Police launch probe into photo of Lapid as Hitler
Caption under picture of finance minister reads ‘Enemy of the Israeli Economy’; education minister calls image ‘appalling’
The police launched an investigation into the circulation of a photo on Facebook of Finance Minister Yair Lapid in Nazi uniform, police chief Yohanan Danino said Tuesday.
The photo, uploaded to Facebook earlier Tuesday, depicts Lapid in a Hitler-like mustache next to dollar signs, with a caption that reads “Enemy of the Israeli Economy.”
Education Minister Shai Piron, the number two on Lapid’s Yesh Atid party list, said he was appalled by the picture.

“Any comparison between an Israeli public figure and the enemy of the Jews is an affront to the mind. Such a comparison causes deep harm to millions of Jews around the world,” said Piron, adding that the police should bring those who created the inciting picture to justice.
The picture was reminiscent of a similar placard which depicted prime minister Yitzhak Rabin as a Nazi at a rally shortly before his assassination.
That poster was seen as part of a general anti-Rabin atmosphere at the time that some said led to his killing.
Rabin’s daughter Dalia told Army Radio that the picture of Lapid took her “back to the darkest days of incitement.”
Lapid has been the target of much public criticism over the past several months for proposing and pushing through an austerity budget that includes painful tax hikes and cuts in child allowances and government spending.
The Knesset voted the budget through on Monday night in the first reading with 58 votes for and 44 against.
Parrying heckles during his presentation of the bill before parliament, Lapid said Monday, “The budget’s objective is extricating the economy from deficit.

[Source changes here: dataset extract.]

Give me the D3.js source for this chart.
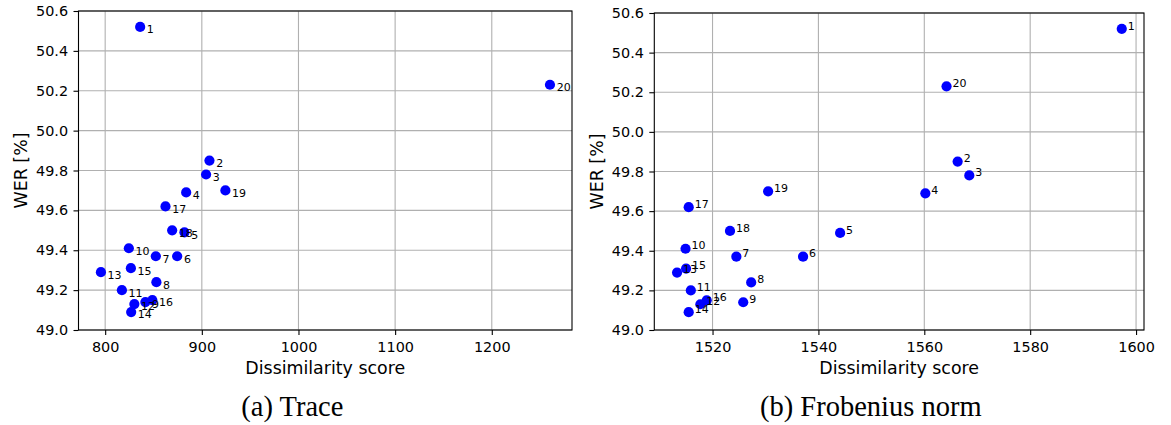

We can’t allow the situation to continue as is. If it weren’t for us, the deficit would have grown. We chose to do the responsible thing.”
Last month, the Finance Ministry approved a series of measures aimed at cutting government spending by some NIS 6.5 billion (almost $2 billion) in 2013 and by NIS 18 billion (some $5 billion) in 2014, largely through cuts in defense, child benefits (NIS 2 billion, or $560 million) and transportation infrastructure projects (NIS 1.2 billion, or $336 million). Those measures are meant to slash a burgeoning national deficit that in 2012 reached NIS 39 billion ($11 billion) — 4.2 percent of the gross domestic product.